Weekly Wire
NewCityNet Reggae Nuggets

By Dave Chamberlain

JULY 10, 2000: 

Various Artists Reggae Gold 2000 (VP Records)

Kingston-based VP Records, a 20-year-old progenitor of reggae, has been releasing records for its "Reggae Gold" series since 1994. To compile the most up-to-date reggae sound, VP mines the dancehall hits, drawing on everything from hard ragga-dancehall to sickly sweet rocksteady love. The past seven "Reggae Gold"s have succeeded despite an often uneven sound thanks to such divergent styles, and "Reggae Gold 2000" follows suit. Dancehall's newest stars are all represented (Sean Paul, Lexxus) alongside the genre's trailblazers (Bounty Killer, Professor Nuts) and artists who disdain the BOOM-BOOM hip-hoppish beats of modern dancehall (Glen Washington, Morgan Heritage, Sanchez). Reggae fans into the simplistic, harder, masculine ragga style will quickly get addicted to Beenie Man's "Ganja Farm" and Madd Anju's "Nuh Play Chess"; on the more traditional reggae side, Heritage's "Down by the River" and Beres Hammond's "They Gonna Talk" feature smooth, soulful vocals that would shame R. Kelly. "Reggae Gold 2000" also includes a second CD remixing all the songs, plus a couple more, in the true ghetto dancehall style, complete with reverb dubs and overlaid vocals from the DJ. A great CD to set the record straight: Modern reggae is a blissfully far cry from Bob Marley.

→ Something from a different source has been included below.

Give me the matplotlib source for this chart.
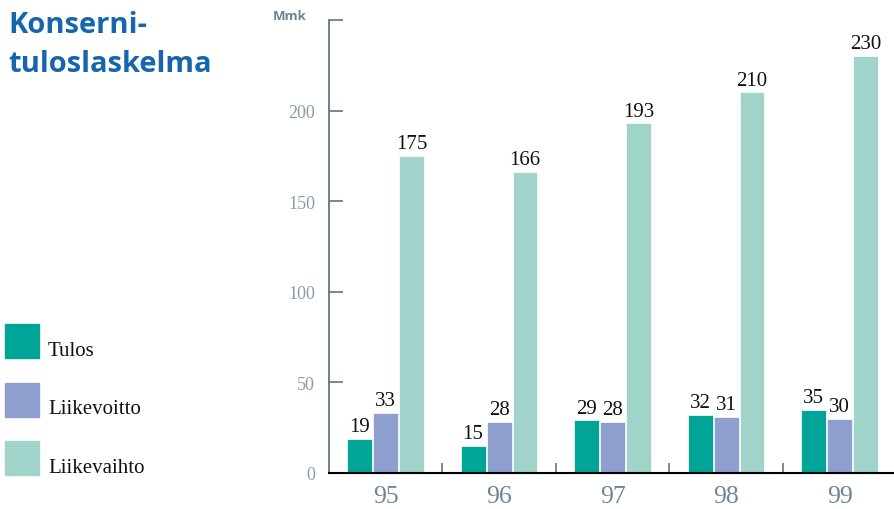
import matplotlib.pyplot as plt
import numpy as np
from matplotlib.patches import Rectangle

years = ["95", "96", "97", "98", "99"]
series = ["Tulos", "Liikevoitto", "Liikevaihto"]
tulos = [19, 15, 29, 32, 35]
liikevoitto = [33, 28, 28, 31, 30]
liikevaihto = [175, 166, 193, 210, 230]
y_ticks = [0, 50, 100, 150, 200, 250]
y_tick_labels = ["0", "50", "100", "150", "200", ""]

colors = ["#00a597", "#8e9ecf", "#a0d4ca"]
slate = "#5f7585"
serif = "Liberation Serif"

W, H = 894, 510
fig = plt.figure(figsize=(W / 100, H / 100), dpi=100)

# axes placed in pixel terms: spine at x=329, baseline at y=474, top at y=21
ax = fig.add_axes([329 / W, 36 / H, 1 - 329 / W, (474 - 21) / H])

x = np.arange(len(years))
w = 0.22
step = 0.229
values = [tulos, liikevoitto, liikevaihto]
for k, (vals, col, name) in enumerate(zip(values, colors, series)):
    bars = ax.bar(x + (k - 1) * step, vals, w, color=col, edgecolor="white",
                  linewidth=0.5, label=name, zorder=2)
    ax.bar_label(bars, padding=2, fontsize=15, family=serif, color="#111111")

ax.set_xlim(-0.498, 4.48)
ax.set_ylim(0, 250)
ax.set_yticks(y_ticks)
ax.set_yticklabels(y_tick_labels, family=serif, fontsize=13, color="#8a9bab")
ax.tick_params(axis="y", direction="in", length=10, width=1.2, color=slate, pad=10)

ax.set_xticks(x)
ax.set_xticklabels(years, family=serif, fontsize=18.5, color="#6f8595")
ax.tick_params(axis="x", which="major", length=0, pad=9)
ax.set_xticks(x[:-1] + 0.5, minor=True)
ax.tick_params(axis="x", which="minor", direction="in", length=7, width=1.2, color=slate)

for side in ["top", "right"]:
    ax.spines[side].set_visible(False)
ax.spines["left"].set_color(slate)
ax.spines["left"].set_linewidth(1.3)
ax.spines["bottom"].set_color("black")
ax.spines["bottom"].set_linewidth(1.5)
ax.spines["bottom"].set_zorder(3)

fig.text(273 / W, 1 - 16 / H, "Mmk", family="Open Sans", fontweight="bold",
         fontsize=9.5, color="#6d8191", va="center")

for line, base in zip(["Konserni-", "tuloslaskelma"], [33, 72]):
    fig.text(8 / W, 1 - base / H, line, family="Open Sans", fontweight="bold",
             fontsize=21, color="#1666ae", va="baseline")

# legend drawn by hand on the left
for i, (name, col) in enumerate(zip(series, colors)):
    top = 325 + 58.5 * i
    fig.add_artist(Rectangle((5 / W, 1 - (top + 34) / H), 34 / W, 34 / H,
                             transform=fig.transFigure, color=col))
    fig.text(48 / W, 1 - (top + 31) / H, name, family=serif, fontsize=15,
             color="#111111", va="baseline")

fig.savefig("out.png", dpi=100)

Capleton More Fire (VP Records)

Hardcore conscious dancehall reggae. Capleton includes himself in the ranks of the Bobo Rastafari, an ultra-religious, more Africanized sect of Haile Selassie worshippers most easily recognized by their manner of dress: dreads in turbans, long robes of all black or white, and little else. The music made by Bobos (the other primary Bobo Rastafarian is the prolific Sizzla) is much more aggressive than the stereotypical reggae (Marley, Culture), a cross of dancehall's big beat and the nyabinghi chant (so named for an African drumming ritual, which in turn takes its name from Kenyan freedom fighters during British colonialism; it literally means "death to whites"). For his seventh full-length record, Capleton brings the anti-Babylon fire he first ignited on "I Testament," chanting rhythmic protest tracks like "Final Assassin (on a mission)" and "Boost No War" while also showing himself not invulnerable to the lure of a dancehall hit, with the tale of a woman who won't give blowjobs ("Good in Her Clothes"). Capleton's voice is itself a violent weapon, rough and sermonizing, oddly similar to Busta Rhymes. Combined with sometimes simple and sometimes complex rhythmic patterns, Capleton's harsh style creates an energy of uneasy tension, more hardcore than any bald band on the East Coast could ever hope to be.